Is Babylon Protocol safe for Bitcoin staking?

Babylon uses cryptographic self-custody, meaning your BTC never leaves the Bitcoin chain. The primary risks are smart contract bugs in the covenant scripts and slashing if you delegate to a misbehaving validator on an integrated PoS chain. Babylon's code has been audited, but no protocol is completely risk-free. The smart contract risk is lower than most DeFi bridges because no third-party custody is involved.

What yield can I earn staking BTC on Babylon?

Yield depends on which PoS chain you secure and how that chain's rewards are structured.

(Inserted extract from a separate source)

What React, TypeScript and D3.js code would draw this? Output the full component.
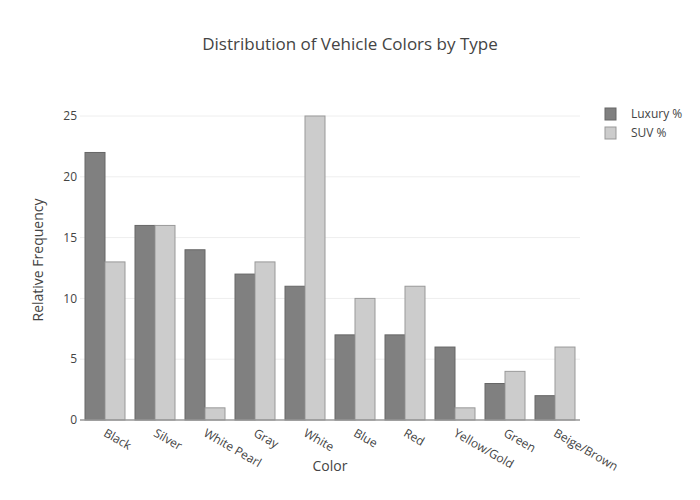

During Phase 1, early stakers primarily earned BABY token allocations via airdrop rather than ongoing APY. Phase 2 live yield estimates vary by integrated chain, but early data suggests somewhere in the 3-6% range denominated in the native token of the secured chain. Not additional BTC. Always verify current rates directly on app.babylonchain.io.

Do I need to wrap or bridge my Bitcoin to use Babylon?

No. Babylon's core design is Bitcoin-native. Your BTC stays on the Bitcoin mainchain inside a self-custodial time-lock script. There is no wBTC, no bridge, no EVM chain exposure required to participate. This is the fundamental architectural difference from most BTC yield products.

What is the BABY token and how was the airdrop distributed?

BABY is Babylon's native governance and staking token, launched after the Phase 1 mainnet cap fills. The airdrop was distributed to wallets that staked BTC during Phase 1 qualifying windows, with allocation size tied to staking duration and amount. Phase 2 stakers who secure live PoS chains will receive ongoing staking rewards in BABY alongside rewards from the integrated chains.

What is the difference between Babylon Phase 1 and Phase 2?

Phase 1 was a BTC locking pilot on Bitcoin mainnet, designed to prove the protocol mechanics and reward early adopters with BABY token eligibility. No live PoS chain security was provided yet. Phase 2 activates the full economic model: staked BTC cryptographically secures integrated Proof-of-Stake chains, and stakers receive ongoing yield from those chains while still holding BTC on-chain.